Accodring to Radio-Locator.com, 1700's night time pattern covers exactly 1 state, (not counting Baja-California Mexico).
http://www.radio-locator.com/cgi-bin/finder?call=xepe&sr=Y&s=C&x=10&y=8E"
"As the map shows, the night time pattern barely makes it past Ramona, skews North by NW, and out to the Pacific Ocean.
Also, its 1AM in the morning, and I am in Texas, and I can not get 1700 at all."
Garrett,
As a DX-er of roughly 20 years I've personally heard San Diego 1700 AM in Washington, Oregon, California, Nevada, Arizona, and as far east as Albuquerque, New Mexico. I don't know about Texas, it would depend where you are.

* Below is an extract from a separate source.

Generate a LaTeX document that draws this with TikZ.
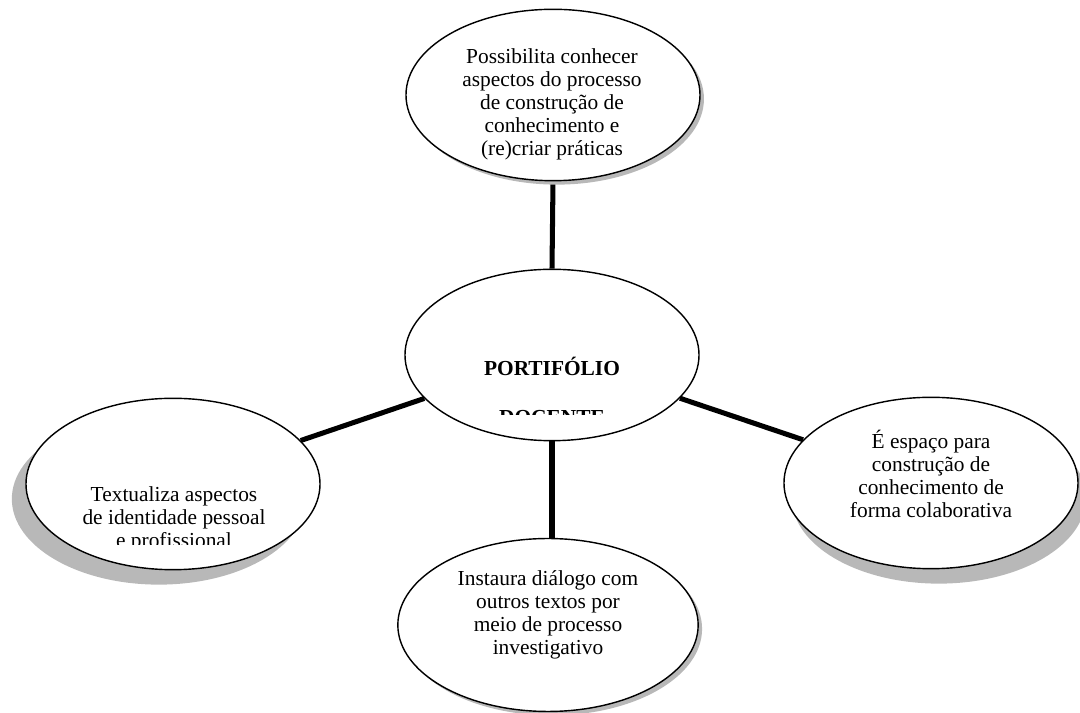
\documentclass[tikz,border=0pt]{standalone}
\usepackage{fontspec}
\setmainfont{Liberation Serif}
\usetikzlibrary{shapes.geometric,shadows,backgrounds}

\tikzset{
  balao/.style={ellipse, draw, line width=0.9pt, fill=white, inner sep=0pt,
    minimum width=187pt, minimum height=109pt},
  sombra/.style 2 args={drop shadow={shadow xshift=#1, shadow yshift=#2,
    fill=black!28, opacity=1}},
  texto/.style={align=center, inner sep=0pt, font=\fontsize{13.6}{14.6}\selectfont},
  elo/.style={line width=3.2pt}
}

\begin{document}
\begin{tikzpicture}[x=0.636pt, y=-0.636pt]
    \useasboundingbox (0,0) rectangle (1080,713);

    % baloes
    \node [balao, sombra={2.5pt}{-2.5pt}] (topo) at (553,95) {};
    \node [balao] (centro) at (552,355) {};
    \node [balao, sombra={-9pt}{-9.5pt}] (esq) at (173,484) {};
    \node [balao, sombra={5pt}{-9.5pt}] (dir) at (931,483) {};
    \node [balao, minimum width=191pt, minimum height=110pt, sombra={2.5pt}{-2.5pt}] (baixo) at (548,625) {};

    % ligacoes
    \begin{pgfonlayer}{background}
        \draw [elo] (centro.north) -- (topo.south);
        \draw [elo] (centro.south) -- (centro.south |- baixo.north);
        \draw [elo] (centro) -- (esq);
        \draw [elo] (centro) -- (dir);
    \end{pgfonlayer}

    % textos
    \node [texto] (t-topo) at (552,104) {Possibilita conhecer\\aspectos do processo\\de construção de\\conhecimento e\\(re)criar práticas};
    \node [texto] (t-dir) at (931,474) {É espaço para\\construção de\\conhecimento de\\forma colaborativa};
    \node [texto] (t-baixo) at (548,615) {Instaura diálogo com\\outros textos por\\meio de processo\\investigativo};
    \begin{scope}
        \clip (400,270) rectangle (705,415);
        \node [texto, font=\fontsize{13.6}{14.6}\selectfont\bfseries] (t-centro) at (552,391) {PORTIFÓLIO\\[17pt]DOCENTE};
    \end{scope}
    \begin{scope}
        \clip (20,395) rectangle (330,545);
        \node [texto] (t-esq) at (174,519) {Textualiza aspectos\\de identidade pessoal\\e profissional};
    \end{scope}
\end{tikzpicture}
\end{document}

The red lines on the radio-locator daytime *AND* nightime coverage maps are for the groundwave coverage at 5mV/m (five millivolts per meter).
However, skywave AM propagation at 1,000's of miles can be much less than 5mV/m.
There is a book that shows nightime skywave propagation from the Universal Radio web site.
Generally, you can look at the FCC nightime field strength plots and along with some knowledge of the theoretical skywave propagation at different frequencies, you can predict the station's skywave...
1700 is so high on the dial that the theoretical skywave propagation is tremendous. Shortwave "starts" at 1701kHz! I picked up a Brownsville, TX 1700 in Seattle in the background of San Diego 1700.
XEKTT 1700 nightime plot...
http://www.fcc.gov/ftp/Bureaus/MB/Databases/AM_DA_patterns/1000313-86586.pdf
XEKTT info...
http://www.fcc.gov/fcc-bin/amq?stat...&slat2=&NS=N&dlon2=&mlon2=&slon2=&EW=W&size=9
On theoretical considerations alone, with no interference, at 1700kHz the nightime pattern would likely make it to Utah and Idaho, and maybe Colorado/Wyoming/Montana.
It would be nice to hear others like you report the nightime signal, rather than going after others' typos like NM vs. Mexico, purely for political reasons. My goodness.